375. Weather, Climate and Climate Change (Amador)
The primary objective of this course is to study our atmosphere by understanding its composition and the processes responsible for the observed daily fluctuations in weather (e.g., warm and cold fronts, severe weather), along with the multi-decadal controls on climate, including climate change. No prerequisites; juniors, & seniors only.
380. Contemporary American Landscape Problems (Staff)
Examination and analysis of processes and mechanisms leading to the recent and current changes in the spatial and historical organization of natural, regional, and local cultural landscapes of the U.S. Emphasis is on current land use and development problems facing America, especially in urban areas. Several field trips are taken. Students develop mapping, observational, and analytic techniques in the field. Students complete several short research papers and a term project. Course is required of all geography majors. Prerequisite: minimum of three upper-level courses in geography or instructor consent.
400.1. The Role of the City in the History of Western Civilization (Staff)

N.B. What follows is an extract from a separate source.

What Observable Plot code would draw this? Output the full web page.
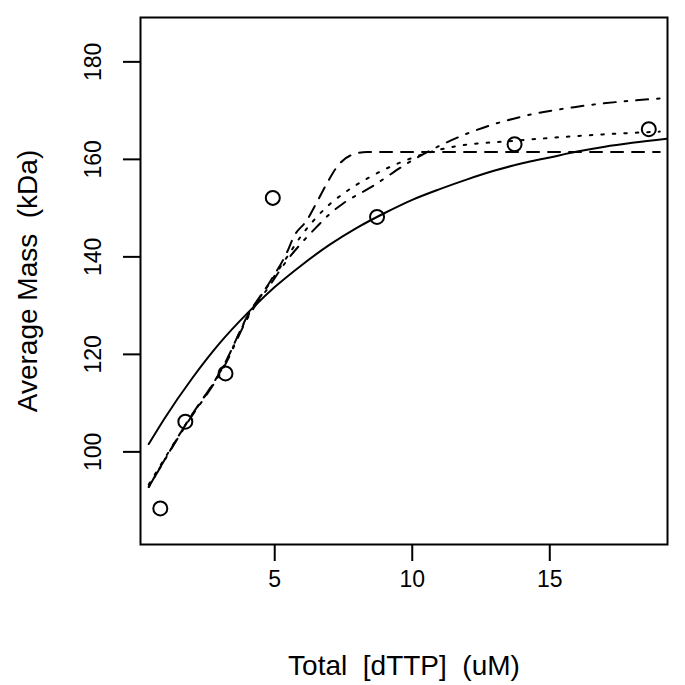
<!DOCTYPE html>
<html><head><meta charset="utf-8">
<script src="https://cdn.jsdelivr.net/npm/d3@7"></script>
<script src="https://cdn.jsdelivr.net/npm/@observablehq/plot@0.6"></script>
<style>
body{margin:0;background:#fff;}
svg text{white-space:pre;}
</style>
</head><body><div id="chart"></div>
<script>
// observed points
const obsX = [0.84, 1.75, 3.21, 4.93, 8.72, 13.72, 18.6];
const obsY = [88.4, 106.2, 116.1, 152.1, 148.2, 163.1, 166.2];
// solid fit
const solidX = [0.42, 1, 2, 3, 4, 5, 6, 7, 8, 9, 10, 11, 12, 13, 14, 15, 16, 17, 18, 19.5];
const solidY = [101.6, 106.9, 115.1, 122.3, 128.4, 133.8, 138.4, 142.5, 146.0, 149.0, 151.7, 153.9, 155.9, 157.7, 159.2, 160.4, 161.6, 162.6, 163.4, 164.4];
// dashed fit
const dashX = [0.42, 1.75, 3.21, 4.0, 4.84, 5.45, 5.69, 6.18, 6.54, 6.9, 7.27, 7.75, 8.36, 10, 14, 19];
const dashY = [92.8, 105.5, 118.4, 127.8, 135.0, 141.0, 144.1, 147.6, 151.3, 155.1, 158.5, 160.8, 161.5, 161.5, 161.5, 161.5];
// dotted fit
const dotX = [0.42, 1.75, 3.21, 4.0, 4.84, 5.45, 6.0, 6.5, 7.0, 7.5, 8.5, 10, 11.5, 13.7, 16, 19];
const dotY = [93.3, 105.5, 118.3, 127.6, 134.8, 140.0, 144.6, 148.0, 150.8, 153.0, 156.5, 160.3, 162.6, 163.8, 164.8, 165.7];
// dash-dot fit
const ddX = [0.42, 1.75, 3.21, 4.0, 4.84, 5.45, 6.0, 6.5, 7.0, 7.5, 8.5, 10, 12, 14, 16, 19];
const ddY = [92.8, 105.3, 118.0, 127.3, 134.3, 139.3, 143.0, 146.0, 148.8, 151.0, 154.3, 159.8, 165.3, 168.8, 170.8, 172.5];
// ticks
const xTicks = [5, 10, 15];
const yTicks = [100, 120, 140, 160, 180];
const xTitle = "Total  [dTTP]  (uM)";
const yTitle = "Average Mass  (kDa)";

const pts = (xs, ys) => xs.map((x, i) => ({x, y: ys[i]}));
const font = "'Liberation Sans', Arial, Helvetica, sans-serif";

const chart = Plot.plot({
  width: 685, height: 685,
  marginLeft: 140, marginRight: 18, marginTop: 17, marginBottom: 141,
  style: {fontFamily: font, fontSize: "20px", color: "#000", background: "#fff"},
  x: {domain: [0.12, 19.28]},
  y: {domain: [81, 189.1]},
  marks: [
    Plot.frame({stroke: "#000", strokeWidth: 2}),
    Plot.axisX({ticks: xTicks, tickSize: 17, tickPadding: 9, fontSize: 23, label: null, strokeWidth: 2}),
    Plot.axisY({ticks: yTicks, tickSize: 17, tickFormat: () => "", label: null, strokeWidth: 2}),
    Plot.text(yTicks, {y: d => d, text: d => String(d), frameAnchor: "left", dx: -40, rotate: -90, textAnchor: "middle", lineAnchor: "bottom", fontSize: 23}),
    Plot.text([xTitle], {frameAnchor: "bottom", dy: 130, textAnchor: "middle", lineAnchor: "bottom", fontSize: 28}),
    Plot.text([yTitle], {frameAnchor: "left", dx: -112, rotate: -90, textAnchor: "middle", lineAnchor: "middle", fontSize: 28}),
    Plot.line(pts(solidX, solidY), {x: "x", y: "y", curve: "monotone-x", stroke: "#000", strokeWidth: 2, clip: true}),
    Plot.line(pts(dashX, dashY), {x: "x", y: "y", curve: "monotone-x", stroke: "#000", strokeWidth: 2, strokeDasharray: "12,9", clip: true}),
    Plot.line(pts(dotX, dotY), {x: "x", y: "y", curve: "monotone-x", stroke: "#000", strokeWidth: 2, strokeDasharray: "2.5,9", clip: true}),
    Plot.line(pts(ddX, ddY), {x: "x", y: "y", curve: "monotone-x", stroke: "#000", strokeWidth: 2, strokeDasharray: "2.5,9,12,9", clip: true}),
    Plot.dot(pts(obsX, obsY), {x: "x", y: "y", r: 7, stroke: "#000", strokeWidth: 2, fill: "none"})
  ]
});
document.getElementById("chart").appendChild(chart);
</script>
</body></html>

An examination of the role of cities on shaping, guiding, and influencing the course of Western civilization. Urbanization has been a central aspect of the history of Western civilization since its beginnings more than 10,000 years ago, and cities for the most part have served as both the control points in which Western civilization was shaped and the control points from which Western civilization was diffused. Cities are Western civilization’s largest cultural artifact. The purpose of this course is twofold: 1) to understand the evolution of the role and purpose of cities in Western society; and 2) to understand the processes used by Western civilization to create and transform the physical fabric/structure - the morphology - of those cities. Prerequisite: honors course open to honors students only.
490. Independent Study (Staff)
Faculty supervised investigation of original research problem, including literature search, research, and final completed project (paper or documentation of project). Prerequisite: consent of instructor prior to registration.
491. Directed Readings (Staff)
Faculty supervised readings on focused geographic subject. Prerequisite: consent of instructor prior to registration.
495. Apprenticeship (Staff)
Description. Prerequisite: consent of instructor prior to registration.
499. Seminar in Geography (Staff)
A seminar course focused on a selected topic from cultural geography, physical geography, environmental geography, or mapping and Geographic Information Systems. The course is taught when there is sufficient faculty and student interest in a topic not covered in depth in any other Geography or Ohio Wesleyan course. Spring 2015: Campus Sustainability Plan.